City, Calcutta, India. He works as a freelance writer and researcher. He was educated at St. Xavier’s College, Calcutta and at universities based in Calcutta and New Delhi. University degrees: BSc (Economics honors), MA (English).

He was also admitted to the University of Chicago and enrolled at the London School of Economics.

His poetry and prose have appeared in numerous publications in nearly 30 countries. These include

journals of the University of Chicago, University of British Columbia, Vancouver, University of Otago,

Dunedin, Bilkent University, Ankara and University of Salzburg, Salzburg. His haiku has appeared in The

Heron’s Nest and Shamrock Haiku Journal.

His first book of poems OCCAM’S RAZOR (Writers Workshop, Calcutta: 1994) received the Salt Literary Award from Salt, an Australian literary and publishing organisation headed by writer and academician John Kinsella, in 1995. He has won first prize in the Dorothy Sargent Rosenberg Memorial Poetry Competition 2007.

His journalistic columns include essays and articles on economics, politics, physics (including

astrophysics) and literature (including literary criticism and book reviews).
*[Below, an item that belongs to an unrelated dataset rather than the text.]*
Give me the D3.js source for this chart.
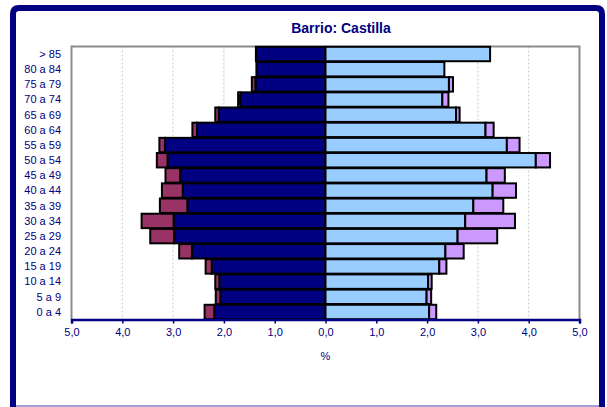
<!DOCTYPE html>
<html>
<head>
<meta charset="utf-8">
<script src="https://cdn.jsdelivr.net/npm/d3@7"></script>
<style>
  html, body { margin: 0; padding: 0; background: #fff; }
  svg { display: block; }
  text { font-family: "Liberation Sans", Arial, sans-serif; }
</style>
</head>
<body>
<svg id="chart" width="607" height="407"></svg>
<script>
const categories = ["> 85","80 a 84","75 a 79","70 a 74","65 a 69","60 a 64","55 a 59","50 a 54","45 a 49","40 a 44","35 a 39","30 a 34","25 a 29","20 a 24","15 a 19","10 a 14","5 a 9","0 a 4"];
const menSpanish   = [1.37,1.36,1.38,1.68,2.10,2.53,3.16,3.11,2.86,2.81,2.72,2.99,2.98,2.63,2.24,2.09,2.07,2.19];
const menForeign   = [0.00,0.00,0.07,0.04,0.07,0.09,0.11,0.21,0.29,0.41,0.54,0.63,0.47,0.25,0.12,0.08,0.09,0.19];
const womenSpanish = [3.24,2.34,2.43,2.30,2.57,3.15,3.57,4.14,3.17,3.29,2.91,2.75,2.60,2.36,2.24,2.02,1.99,2.04];
const womenForeign = [0.00,0.00,0.08,0.12,0.07,0.16,0.25,0.28,0.36,0.46,0.59,0.98,0.78,0.36,0.14,0.07,0.09,0.14];
const xTicks = [-5,-4,-3,-2,-1,0,1,2,3,4,5];
const title = "Barrio: Castilla";
const xTitle = "%";

const navy = "#000080";
const svg = d3.select("#chart");

// frame
svg.append("path")
  .attr("d", "M13,420 L13,14 Q13,8 19,8 L596,8 Q602,8 602,14 L602,420")
  .attr("fill", "none").attr("stroke", navy).attr("stroke-width", 6);
svg.append("line").attr("x1", 16).attr("x2", 599).attr("y1", 406).attr("y2", 406)
  .attr("stroke", "#8080c8").attr("stroke-width", 1.5);

const x = d3.scaleLinear().domain([-5, 5]).range([71.5, 579.5]);
const y = d3.scaleBand().domain(categories).range([46.5, 319.5]).paddingInner(0.05).paddingOuter(0.02);

// title
svg.append("text").attr("x", 341).attr("y", 33).attr("text-anchor", "middle")
  .attr("font-size", 14).attr("font-weight", "bold").attr("fill", navy).text(title);

// gridlines
svg.append("g").selectAll("line").data(xTicks.filter(d => d !== 0 && Math.abs(d) !== 5))
  .join("line")
  .attr("x1", d => x(d)).attr("x2", d => x(d))
  .attr("y1", 46.5).attr("y2", 319.5)
  .attr("stroke", "#c8c8c8").attr("stroke-width", 1).attr("stroke-dasharray", "2,2");

// plot border (gray)
svg.append("path")
  .attr("d", `M${x(-5)},319.5 L${x(-5)},46.5 L${x(5)},46.5 L${x(5)},319.5`)
  .attr("fill", "none").attr("stroke", "#8c8c8c").attr("stroke-width", 2);

const rows = categories.map((c, i) => ({c, ms: menSpanish[i], mf: menForeign[i], ws: womenSpanish[i], wf: womenForeign[i]}));
const segs = [];
rows.forEach(r => {
  segs.push({c: r.c, x0: -r.ms, x1: 0, fill: navy});
  if (r.mf > 0) segs.push({c: r.c, x0: -(r.ms + r.mf), x1: -r.ms, fill: "#993366"});
  segs.push({c: r.c, x0: 0, x1: r.ws, fill: "#99ccff"});
  if (r.wf > 0) segs.push({c: r.c, x0: r.ws, x1: r.ws + r.wf, fill: "#cc99ff"});
});

svg.append("g").selectAll("rect").data(segs).join("rect")
  .attr("x", d => x(d.x0)).attr("width", d => x(d.x1) - x(d.x0))
  .attr("y", d => y(d.c)).attr("height", y.bandwidth())
  .attr("fill", d => d.fill).attr("stroke", "#000").attr("stroke-width", 2);

// y labels
svg.append("g").selectAll("text").data(categories).join("text")
  .attr("x", 61).attr("y", d => y(d) + y.bandwidth() / 2)
  .attr("dy", "0.35em").attr("text-anchor", "end")
  .attr("font-size", 11).attr("fill", navy).text(d => d);

// x axis
const xAxis = d3.axisBottom(x).tickValues(xTicks).tickSize(4).tickPadding(5)
  .tickFormat(d => Math.abs(d).toFixed(1).replace(".", ","));
const gx = svg.append("g").attr("transform", "translate(0,319.5)").call(xAxis);
gx.select(".domain").attr("stroke", navy).attr("stroke-width", 2.5);
gx.selectAll(".tick line").attr("stroke", navy).attr("stroke-width", 1.5);
gx.selectAll(".tick text").attr("fill", navy).attr("font-size", 11)
  .attr("font-family", "'Liberation Sans', Arial, sans-serif");

svg.append("text").attr("x", x(0)).attr("y", 360).attr("text-anchor", "middle")
  .attr("font-size", 11).attr("fill", navy).text(xTitle);
</script>
</body>
</html>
An interview with him is online at wah.org.uk

(hyperlink: http://www.radiocad.karoo.net/wah3/SrinjayChakravarti/Feature.htm).

Usha Kiran

I am a beginner in Haiku and have recently joined the WHC Beginner’s Group. I enjoy reading and writing Haiku. I work in Bangalore for a software company as a Usability Analyst.

Vidur Jyoti

a Surgeon by profession - exposed to the nuances of language by my mother - I took to poetry rather unknowingly when I composed a blank verse tribute to a caged parrot. Thus I trace the beginning of this journey to the shrine of Muse rather early in my school days. My foray into the field of disease and healing found me looking at life rather more intently. I was learning to attempt to unravel its messages and the result was some prose and verse written in my mother tongue Hindi and in English. Some of my work found its place in an e-zine www.boloji.com. When introduced to Haiku I found a sudden surge in my earlier attempts at communicating with life as it is. I have also contributed to some of the major Haiku groups online. Some of my Tanka compositions have been published in Modern English Tanka. When I am not involved with phenomenon of life professionally I try to delve deeper into it through Indian philosophy and my cameras. I live in Gurgaon, close to New Delhi.